### DATA EXTRACT
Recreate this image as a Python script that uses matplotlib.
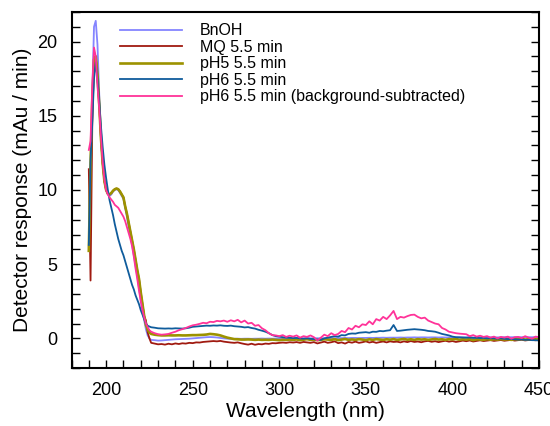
import numpy as np
import matplotlib.pyplot as plt
from matplotlib.ticker import MultipleLocator

# wavelength grids (nm): 1 nm steps around the peak, 2 nm steps in the tail
wl_head = np.arange(190, 227, 1)
wl_tail = np.arange(228, 452, 2)

bnoh_head = [6.2, 9.5, 16.5, 21.0, 21.4, 19.8, 16.5, 13.5, 11.8, 10.6,
             10.0, 9.7, 9.6, 9.7, 9.9, 10.0, 10.05, 10.0, 9.8, 9.6,
             9.4, 8.8, 8.2, 7.5, 6.9, 6.3, 5.6, 4.9, 4.2, 3.4,
             2.6, 1.8, 1.2, 0.6, 0.2, 0.0, -0.1]
bnoh_tail = [-0.12, -0.15, -0.14, -0.12, -0.1, -0.08, -0.06, -0.05, -0.04, -0.03,
             -0.02, 0.0, 0.02, 0.04, 0.06, 0.08, 0.09, 0.08, 0.06, 0.03,
             0.0, -0.02, -0.03, -0.03, -0.02, -0.03, -0.02, -0.02, -0.03, -0.02,
             -0.02, -0.01, -0.02, -0.01, -0.02, -0.01, 0.0, -0.01, 0.0, -0.01,
             0.0, 0.0, 0.01, 0.0, 0.01, 0.0, 0.01, 0.01, 0.0, 0.01,
             0.01, 0.02, 0.01, 0.02, 0.02, 0.03, 0.02, 0.03, 0.03, 0.02,
             0.03, 0.03, 0.04, 0.03, 0.04, 0.04, 0.05, 0.04, 0.05, 0.05,
             0.05, 0.06, 0.05, 0.06, 0.06, 0.07, 0.06, 0.07, 0.07, 0.06,
             0.07, 0.07, 0.06, 0.07, 0.06, 0.07, 0.06, 0.06, 0.07, 0.06,
             0.06, 0.07, 0.06, 0.06, 0.07, 0.06, 0.07, 0.07, 0.06, 0.07,
             0.07, 0.08, 0.07, 0.08, 0.08, 0.07, 0.08, 0.09, 0.08, 0.08,
             0.09, 0.08]

mq_head = [11.4, 3.9, 14.5, 18.6, 19.0, 17.6, 15.8, 13.5, 11.8, 10.6,
           10.0, 9.75, 9.7, 9.8, 9.95, 10.05, 10.1, 10.05, 9.9, 9.7,
           9.5, 8.9, 8.4, 7.8, 7.2, 6.6, 6.0, 5.3, 4.6, 4.0,
           3.1, 2.3, 1.5, 1.2, 0.4, 0.0, -0.3]
mq_tail = [-0.35, -0.4, -0.38, -0.42, -0.36, -0.4, -0.34, -0.38, -0.33, -0.35,
           -0.3, -0.32, -0.27, -0.28, -0.24, -0.22, -0.2, -0.18, -0.2, -0.17,
           -0.22, -0.25, -0.28, -0.3, -0.27, -0.33, -0.38, -0.42, -0.36, -0.43,
           -0.38, -0.4, -0.35, -0.37, -0.32, -0.33, -0.3, -0.28, -0.3, -0.26,
           -0.28, -0.25, -0.3, -0.24, -0.27, -0.3, -0.25, -0.34, -0.28, -0.22,
           -0.3, -0.26, -0.2, -0.32, -0.27, -0.35, -0.24, -0.29, -0.22, -0.3,
           -0.26, -0.2, -0.28, -0.23, -0.3, -0.25, -0.21, -0.27, -0.2, -0.24,
           -0.22, -0.27, -0.2, -0.25, -0.18, -0.24, -0.21, -0.26, -0.2, -0.17,
           -0.23, -0.19, -0.25, -0.2, -0.16, -0.22, -0.18, -0.24, -0.2, -0.15,
           -0.19, -0.14, -0.21, -0.17, -0.13, -0.18, -0.15, -0.12, -0.17, -0.14,
           -0.11, -0.16, -0.13, -0.1, -0.15, -0.12, -0.09, -0.14, -0.11, -0.1,
           -0.13, -0.1]

ph5_head = [5.9, 11.8, 16.0, 18.8, 19.0, 17.8, 15.8, 13.5, 11.8, 10.6,
            10.0, 9.75, 9.7, 9.8, 9.95, 10.05, 10.1, 10.05, 9.9, 9.7,
            9.5, 8.9, 8.4, 7.8, 7.2, 6.6, 6.0, 5.3, 4.6, 4.0,
            3.1, 2.3, 1.5, 0.9, 0.6, 0.4, 0.3]
ph5_tail = [0.25, 0.22, 0.2, 0.2, 0.21, 0.2, 0.2, 0.21, 0.2, 0.2,
            0.21, 0.22, 0.22, 0.23, 0.24, 0.26, 0.3, 0.28, 0.25, 0.2,
            0.12, 0.05, 0.0, -0.05, -0.06, -0.08, -0.08, -0.07, -0.08, -0.1,
            -0.08, -0.1, -0.09, -0.1, -0.08, -0.1, -0.12, -0.09, -0.1, -0.08,
            -0.1, -0.07, -0.12, -0.09, -0.05, -0.1, -0.08, -0.12, -0.1, -0.06,
            -0.08, -0.1, -0.05, -0.12, -0.08, -0.04, -0.1, -0.07, -0.1, -0.05,
            -0.08, -0.12, -0.06, -0.1, -0.05, -0.08, -0.1, -0.06, -0.09, -0.05,
            -0.1, -0.07, -0.04, -0.09, -0.06, -0.1, -0.05, -0.08, -0.06, -0.1,
            -0.07, -0.04, -0.08, -0.06, -0.1, -0.05, -0.07, -0.04, -0.09, -0.06,
            -0.08, -0.05, -0.12, -0.06, -0.08, -0.1, -0.05, -0.09, -0.06, -0.08,
            -0.05, -0.08, -0.06, -0.1, -0.05, -0.07, -0.04, -0.08, -0.06, -0.05,
            -0.07, -0.05]

ph6_head = [6.3, 12.0, 14.5, 17.5, 18.6, 17.5, 16.0, 14.3, 12.9, 11.7,
            10.8, 10.0, 9.3, 8.8, 8.3, 7.7, 7.2, 6.7, 6.3, 5.9,
            5.6, 5.2, 4.8, 4.4, 4.0, 3.6, 3.3, 2.9, 2.6, 2.3,
            1.9, 1.6, 1.3, 1.0, 0.85, 0.8, 0.75]
ph6_tail = [0.72, 0.68, 0.67, 0.66, 0.67, 0.66, 0.68, 0.67, 0.66, 0.68,
            0.72, 0.78, 0.8, 0.82, 0.84, 0.86, 0.85, 0.87, 0.86, 0.88,
            0.85, 0.84, 0.86, 0.82, 0.8, 0.78, 0.74, 0.76, 0.7, 0.66,
            0.58, 0.52, 0.45, 0.35, 0.22, 0.15, 0.12, 0.08, 0.05, 0.04,
            0.02, 0.03, 0.0, -0.02, 0.01, -0.03, -0.05, -0.08, -0.1, 0.0,
            0.05, 0.1, 0.15, 0.12, 0.22, 0.2, 0.3, 0.33, 0.32, 0.38,
            0.4, 0.42, 0.38, 0.45, 0.44, 0.5, 0.48, 0.52, 0.55, 0.9,
            0.5, 0.52, 0.55, 0.58, 0.6, 0.62, 0.6, 0.58, 0.55, 0.5,
            0.48, 0.45, 0.38, 0.3, 0.25, 0.2, 0.12, 0.08, 0.07, 0.06,
            0.05, 0.06, 0.03, 0.04, 0.02, 0.03, 0.0, 0.01, 0.0, -0.02,
            0.0, -0.03, -0.05, -0.04, -0.06, -0.08, -0.07, -0.1, -0.09, -0.12,
            -0.12, -0.14]

ph6bg_head = [12.7, 13.3, 17.0, 19.6, 19.0, 17.0, 15.5, 13.6, 11.9, 10.7,
              10.0, 9.7, 9.5, 9.35, 9.2, 9.0, 8.9, 8.8, 8.6, 8.4,
              8.2, 7.9, 7.5, 7.1, 6.7, 6.2, 5.5, 4.7, 4.0, 3.2,
              2.5, 1.9, 1.4, 1.0, 0.75, 0.55, 0.45]
ph6bg_tail = [0.35, 0.28, 0.25, 0.27, 0.3, 0.38, 0.45, 0.55, 0.62, 0.7,
              0.8, 0.88, 0.92, 0.98, 1.05, 1.02, 1.12, 1.1, 1.18, 1.15,
              1.2, 1.12, 1.22, 1.15, 1.25, 1.08, 1.2, 1.0, 1.05, 0.85,
              0.9, 0.68, 0.55, 0.35, 0.22, 0.2, 0.15, 0.22, 0.1, 0.18,
              0.12, 0.2, 0.05, 0.15, 0.1, 0.2, 0.08, -0.15, 0.05, 0.25,
              0.15, 0.35, 0.22, 0.3, 0.5, 0.42, 0.7, 0.6, 0.85, 0.75,
              0.95, 0.9, 1.15, 0.95, 1.3, 1.2, 1.45, 1.3, 1.55, 1.85,
              1.3, 1.45, 1.4, 1.5, 1.58, 1.6, 1.45, 1.35, 1.4, 1.2,
              1.1, 1.0, 0.95, 0.7, 0.6, 0.45, 0.4, 0.35, 0.32, 0.3,
              0.28, 0.15, 0.22, 0.12, 0.18, 0.1, 0.15, 0.05, 0.12, 0.0,
              0.1, 0.05, 0.12, -0.02, 0.08, 0.1, 0.02, 0.15, 0.05, -0.02,
              0.12, 0.08]

series = [
    ("BnOH", bnoh_head, bnoh_tail, "#8585ff", 1.3),
    ("MQ 5.5 min", mq_head, mq_tail, "#a01a10", 1.3),
    ("pH5 5.5 min", ph5_head, ph5_tail, "#9c9200", 1.9),
    ("pH6 5.5 min", ph6_head, ph6_tail, "#0f5c9c", 1.3),
    ("pH6 5.5 min (background-subtracted)", ph6bg_head, ph6bg_tail, "#ff3399", 1.3),
]

plt.rcParams['font.family'] = ['Liberation Sans', 'DejaVu Sans']

fig = plt.figure(figsize=(5.5, 4.26), dpi=100)
ax = fig.add_axes([0.130, 0.136, 0.850, 0.836])

wl = np.concatenate([wl_head, wl_tail])
for label, head, tail, color, lw in series:
    y = np.array(head + tail)
    assert len(y) == len(wl), label
    ax.plot(wl, y, color=color, lw=lw, label=label)

ax.set_xlim(180, 450)
ax.set_ylim(-2, 22)
ax.xaxis.set_major_locator(MultipleLocator(50))
ax.xaxis.set_minor_locator(MultipleLocator(10))
ax.yaxis.set_major_locator(MultipleLocator(5))
ax.yaxis.set_minor_locator(MultipleLocator(1))
ax.tick_params(which='major', direction='in', top=False, right=True,
               length=6, width=1, labelsize=13, pad=10)
ax.tick_params(which='minor', direction='in', top=False, right=True,
               length=6, width=1)
for s in ax.spines.values():
    s.set_linewidth(1.5)

ax.set_xlabel('Wavelength (nm)', fontsize=15, labelpad=2)
ax.set_ylabel('Detector response (mAu / min)', fontsize=15, labelpad=4)

ax.legend(loc='upper left', bbox_to_anchor=(0.08, 1.0), frameon=False,
          fontsize=11.5, handlelength=3.9, handletextpad=1.1,
          labelspacing=0.1, borderaxespad=0.3)

fig.savefig('out.png', dpi=100)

### EXERCISE
Your task is to reproduce exactly the lines from the start of the data above through the line containing "wl_tail = np.arange(228, 452, 2)", leaving every picture out.

### EXERCISE RESPONSE
Recreate this image as a Python script that uses matplotlib.
import numpy as np
import matplotlib.pyplot as plt
from matplotlib.ticker import MultipleLocator

# wavelength grids (nm): 1 nm steps around the peak, 2 nm steps in the tail
wl_head = np.arange(190, 227, 1)
wl_tail = np.arange(228, 452, 2)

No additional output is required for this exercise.